Hello everybody,
I am not yet looking for a sponsor, but going to program a tiny tool:
"setop" takes as inputs several lists/sets, calculates desired
(mathematical) set operations on them and outputs the final set (or
depending on operation resulting number of elements, answer yes/no, …).
For example: File A contains 3 3 2 5 1 (each number an extra line). Then
setop A
would result in 1 2 3 5. This is equivalent to
sort | uniq
With a file B containing 5 90 2 7 the command
setop -i A B
would yield 2 5.
Here, -i stands for intersection. Of course, there is no limitation to
numbers, elements can be any non-empty strings.
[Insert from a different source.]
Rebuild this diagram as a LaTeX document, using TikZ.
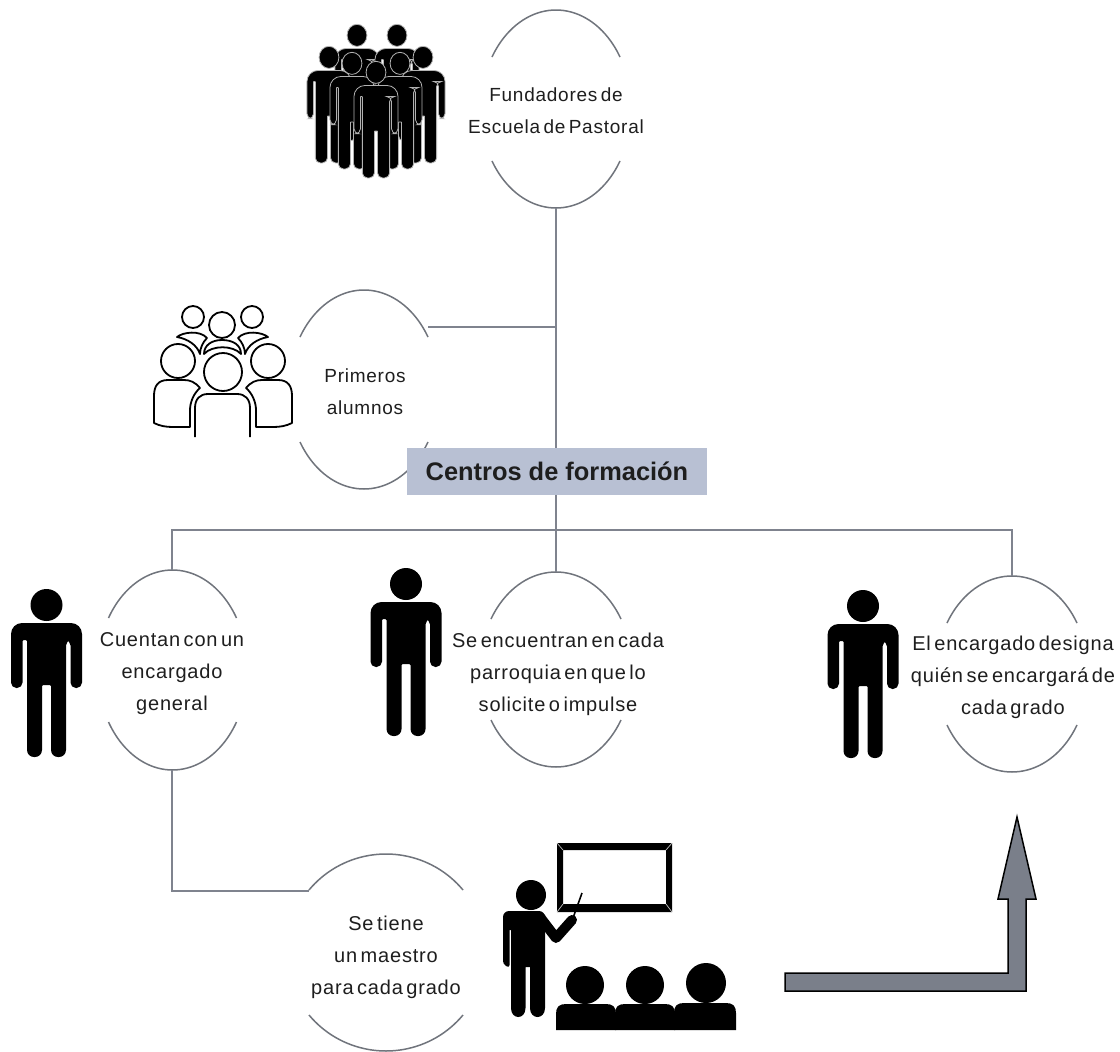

Other operations are
union, symmetric difference, difference, contains element, is subset,
cardinality and so on.
Is this tool senseful, is there a certain need for it?
As you can see on
<http://www.catonmat.net/blog/set-operations-in-unix-shell-simplified/>
nearly all these operations can already be done with other tools, but
the according command lines are mostly very tortuous. There doesn’t seem
to be a tool that directly works with sets.
So my questions is: Is there a need for such a program or is there
already something very similar? (Is this the right place for asking?)
I even exactly know what options setop should have and what it can do
(how it is used), but am waiting for some responses from you before
programming.
Note: I already asked two years ago but didn’t get satisfactory
responses. Only now I remembered my idea.